Bucerius Dissertation Completion Scholarship

Political Rituals Under Autocratic Rule in Belarus, 1995-2015: Symbols, Performances and Popular Beliefs


The study focuses on political rituals, such as national celebrations, commemorations and official ceremonies, in independent Belarus from 1995 until 2015 and their role in the autocratic political system. Maryia argues that symbolic strategies employed during political rituals have become an integrative pillar of authoritarian stability in Belarus. Political rituals mitigate potential social demands and visualize popular approval of the current political order, thus increasing the level of resilience of authoritarian leadership.

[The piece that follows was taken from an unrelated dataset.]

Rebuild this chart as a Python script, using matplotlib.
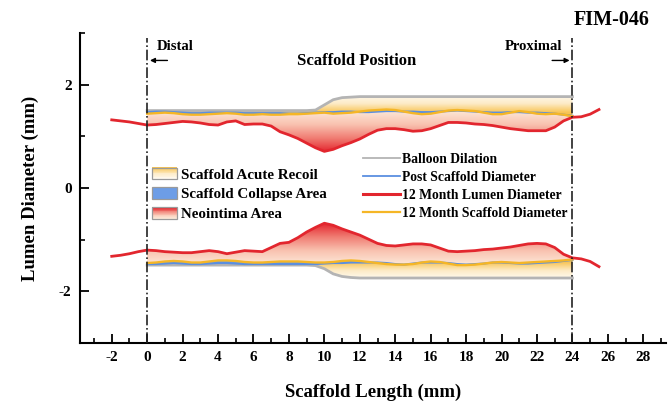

The main objective of this research project is to enhance our understanding of the role of symbols and rituals in sustaining political power and to clarify how symbolic strategies impact public behavior and attitudes of the population. By placing political rituals in the context of authoritarian power consolidation, I am interested in understanding how ideological shifts in the rhetoric of the Belarusian autocratic leadership display social and political shifts in the Belarusian society.

Maryia Rohava is a doctoral candidate at the University of Oslo and a Marie-Curie fellow in the ITN “Post-Soviet Tensions” project. She completed a Master’s degree in European Studies at Maastricht University, and graduated with BA in Political Science from the European Humanities University in Lithuania. Before joining the University of Oslo, she worked as a research assistant on EU multilevel governance at the European Institute of Public Administration in Barcelona.